Steven Knapp, provost and senior vice president for academic affairs, said that the vast majority of funds the university receives come in the way of philanthropy and research grants, nearly all of which are targeted, restricted money. What makes the Sellinger program so vital, he said, is that it's not targeted, and the university can distribute it as it deems appropriate — with portions allocated to student aid, research, libraries and student services, among others.

"Restricted funds help us build excellent programs in teaching and research, but we also need unrestricted funds to create the environment in which those programs can flourish," Knapp said. "That's why the deans see Sellinger aid as a crucial source of funds. In our system, the Sellinger funds go directly to the deans of the schools, who have the best sense of where they are needed."

Knapp said that the Sellinger program funds areas that often get overlooked by donors, like the cost of library materials.

Bret Schreiber, Johns Hopkins' interim director of state relations, said that the university is extremely concerned about the state's future commitment to higher education and, specifically, to independent higher education.

"We have not received a comfort level from the governor's office and the Legislature that they truly value the role that higher education plays, not only in providing the continuing education needs of today's work force and high school graduates but also the important roles that we play as economic engines for Maryland," Schreiber said.

While only 3.5 percent of all state dollars spent on higher education go to independent colleges and universities, Knapp said that the return on that investment has been many times over.

He points to the fact that Johns Hopkins operates education, health care and research facilities in 19 of the state's 24 counties, and the university's current annual contribution to the economy is $7 billion, or one out of every 28 dollars in Maryland.

"What happens to Johns Hopkins is not just affecting Baltimore; it has a widespread effect," Knapp said.

Schreiber said that it's vital to avoid Sellinger cuts during the current economic downturn, a time when the university also faces low endowment payouts, decreased giving and philanthropy and a trend of students choosing institutions with lower tuitions.

"As we are quadruply leveraged on the economy, we can't afford to lose any ground in any one of these areas," he said. "Our state support is critical to supporting our core academic infrastructure. It provides us a means to continue to maintain our high standards of excellence."

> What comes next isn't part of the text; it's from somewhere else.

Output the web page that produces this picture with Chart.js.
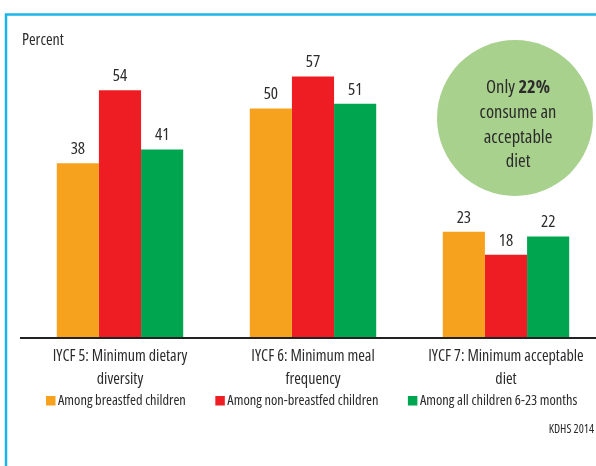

In a lobbying effort, senior university administration will meet with top elected officials during the coming weeks and months to urge them to protect Sellinger funding. The university will also work with colleagues in private and public colleges and universities to convince the governor and Legislature that it is in the state's best interest to maintain support for higher education in Maryland.

In addition, the Maryland Independent College and University Association, of which Johns Hopkins is a member, is preparing, if necessary, to launch a grassroots, Web-based initiative in the months of February and March to allow MICUA constituents to learn more about key legislative issues and to get in touch with their state elected officials. In this case, the university will broadcast a message to all Johns Hopkins affiliates that outlines the situation and points them to a MICUA Web site that will provide details on what they can do to help.

A state budget proposal will be released later this month. The Maryland General Assembly will vote on the FY 2005 operating budget in April.

Knapp said that the state's independent college and universities understand the need for budget discipline and are prepared to equally share needed cuts.

"But the reality is that independent higher education has taken a disproportionate share of the cuts already, and it would be very hard to absorb more reductions," he said.